According to Jesse L. Jackson, Sr., however, it is neither the school-day nor the hours spent in one’s neighborhood which are the most segregated times. “Four o’clock every day,” says Jackson, “when editors meet with their staffs to discuss the next day’s news consumption, is perhaps the most segregated hour in this nation.”
The persistence of segregation in the newsrooms is particularly dangerous because the media plays a big role in deciding how and if issues of race are addressed and whether racial prejudices and stereotypes are challenged or exacerbated. In his article, “News and Blues: Minority Journalists in the South, Twenty-Five Years Later” in this issue, Reginald Stuart points out that while minorities have made impressive gains over the last twenty-five years, they remain under-represented in the media. To make matters worse, federal policies deregulating the media “threaten to wipe out what little minority ownership of mass media properties there is.”

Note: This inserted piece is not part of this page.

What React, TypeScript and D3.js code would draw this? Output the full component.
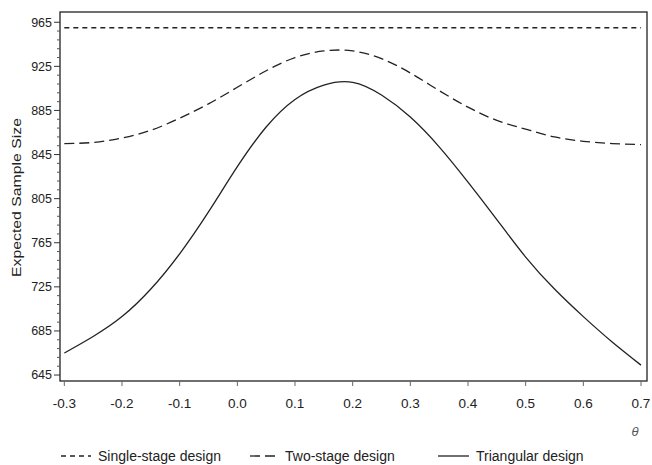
import React, { useEffect, useRef } from 'react'
import * as d3 from 'd3'

const thetas = [-0.3, -0.25, -0.2, -0.15, -0.1, -0.05, 0.0, 0.05, 0.1, 0.15, 0.2, 0.25, 0.3, 0.35, 0.4, 0.45, 0.5, 0.55, 0.6, 0.65, 0.7]
const singleStage = [960, 960, 960, 960, 960, 960, 960, 960, 960, 960, 960, 960, 960, 960, 960, 960, 960, 960, 960, 960, 960]
const twoStage = [855, 856, 860, 867, 878, 891, 906, 921, 933, 939, 939, 932, 919, 903, 888, 876, 868, 861, 857, 855, 854]
const triangular = [665, 680, 698, 723, 755, 793, 834, 870, 895, 908, 910.5, 899, 879, 852, 820, 786, 752, 723, 698, 675, 654]

const xTicks = [-0.3, -0.2, -0.1, 0.0, 0.1, 0.2, 0.3, 0.4, 0.5, 0.6, 0.7]
const yTicks = [645, 685, 725, 765, 805, 845, 885, 925, 965]

const seriesDefs = [
  { name: 'Single-stage design', values: singleStage, dash: '5,4' },
  { name: 'Two-stage design', values: twoStage, dash: '10,5' },
  { name: 'Triangular design', values: triangular, dash: null }
]

const W = 652
const H = 465
const plot = { left: 60, right: 647, top: 12, bottom: 381 }

export default function App () {
  const ref = useRef(null)

  useEffect(() => {
    const svg = d3.select(ref.current)
    svg.selectAll('*').remove()

    const x = d3.scaleLinear().domain([-0.3075, 0.7104]).range([plot.left, plot.right])
    const y = d3.scaleLinear().domain([639.6, 974.3]).range([plot.bottom, plot.top])

    const font = 'Liberation Sans, Arial, sans-serif'
    const ink = '#222'

    // frame
    svg.append('rect')
      .attr('x', plot.left)
      .attr('y', plot.top)
      .attr('width', plot.right - plot.left)
      .attr('height', plot.bottom - plot.top)
      .attr('fill', 'none')
      .attr('stroke', ink)
      .attr('stroke-width', 1.3)

    // y axis, minor ticks every 8
    const yAxis = svg.append('g').attr('transform', `translate(${plot.left},0)`)
    const minor = d3.range(645, 966, 8).filter(v => !yTicks.includes(v))
    yAxis.selectAll('.minor').data(minor).enter().append('line')
      .attr('x1', -3).attr('x2', 0)
      .attr('y1', d => y(d)).attr('y2', d => y(d))
      .attr('stroke', '#555')
    yAxis.selectAll('.major').data(yTicks).enter().append('line')
      .attr('x1', -6).attr('x2', 0)
      .attr('y1', d => y(d)).attr('y2', d => y(d))
      .attr('stroke', '#333')
    yAxis.selectAll('text').data(yTicks).enter().append('text')
      .attr('x', -8)
      .attr('y', d => y(d))
      .attr('dy', '0.35em')
      .attr('text-anchor', 'end')
      .attr('font-family', font)
      .attr('font-size', 12.5)
      .attr('fill', ink)
      .text(d => d)

    svg.append('text')
      .attr('transform', 'translate(21,197.5) rotate(-90)')
      .attr('text-anchor', 'middle')
      .attr('font-family', font)
      .attr('font-size', 13.5)
      .attr('textLength', 159)
      .attr('lengthAdjust', 'spacingAndGlyphs')
      .attr('fill', ink)
      .text('Expected Sample Size')

    // x axis
    const xAxis = svg.append('g').attr('transform', `translate(0,${plot.bottom})`)
    xAxis.selectAll('line').data(xTicks).enter().append('line')
      .attr('x1', d => x(d)).attr('x2', d => x(d))
      .attr('y1', 0).attr('y2', 5)
      .attr('stroke', '#666')
    xAxis.selectAll('text').data(xTicks).enter().append('text')
      .attr('x', d => x(d))
      .attr('y', 27)
      .attr('text-anchor', 'middle')
      .attr('font-family', font)
      .attr('font-size', 13.5)
      .attr('fill', ink)
      .text(d => d.toFixed(1))

    svg.append('text')
      .attr('x', 635)
      .attr('y', 436)
      .attr('text-anchor', 'middle')
      .attr('font-family', font)
      .attr('font-style', 'italic')
      .attr('font-size', 13)
      .attr('fill', '#555')
      .text('θ')

    // curves
    const line = d3.line()
      .x((d, i) => x(thetas[i]))
      .y(d => y(d))
      .curve(d3.curveNatural)

    seriesDefs.forEach(s => {
      svg.append('path')
        .datum(s.values)
        .attr('d', line)
        .attr('fill', 'none')
        .attr('stroke', ink)
        .attr('stroke-width', 1.3)
        .attr('stroke-dasharray', s.dash)
    })

    // legend
    const legendX = [61, 250, 438]
    const legendLen = [30, 28, 31]
    const legend = svg.append('g').attr('transform', 'translate(0,456)')
    seriesDefs.forEach((s, i) => {
      legend.append('line')
        .attr('x1', legendX[i]).attr('x2', legendX[i] + legendLen[i])
        .attr('y1', 0).attr('y2', 0)
        .attr('stroke', ink)
        .attr('stroke-width', 1.3)
        .attr('stroke-dasharray', s.dash)
      legend.append('text')
        .attr('x', legendX[i] + legendLen[i] + 7)
        .attr('y', 0)
        .attr('dy', '0.35em')
        .attr('font-family', font)
        .attr('font-size', 14)
        .attr('fill', ink)
        .text(s.name)
    })
  }, [])

  return (
    <svg ref={ref} width={W} height={H} style={{ position: 'absolute', left: 0, top: 0, background: '#fff' }} />
  )
}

The final ingredient for a successful conversation on race will perhaps be the most challenging. Due to what Dan Carter identifies as the “dogma of the marketplace” dominating the current political climate, the effort to link the issues of racial injustice with those of class exploitation has become more difficult just as it has become more crucial. Both domestically and internationally, a disproportionate number of people of color continue to engage in the world’s most exploitative work at the bottom of the wage and benefits ladder. Racial prejudice helps make the most egregious forms of economic exploitation more tolerable to the white, middle classes of America and other Western industrialized nations, just as it once helped justify the economic exploitations of slavery and colonialism. The conventional notion that it is somehow appropriate or acceptable that blacks, Latinos, or Asians occupy positions of subordination and poverty because of their supposed inferiority (whether defined biologically or, more common today, culturally) acts as a formidable barrier to the formation of broad-based political coalitions capable of demanding international labor market policies geared to minimize exploitation and social welfare policies geared to guarantee decent standards of living.
Is Bill Clinton up to asking the sort of questions raised by this issue of Southern Changes? Rather than waiting in dread through another dry, white season, we must use the space created by Clinton’s initiative to encourage innovative work on remobilizing a consensus for achieving social justice.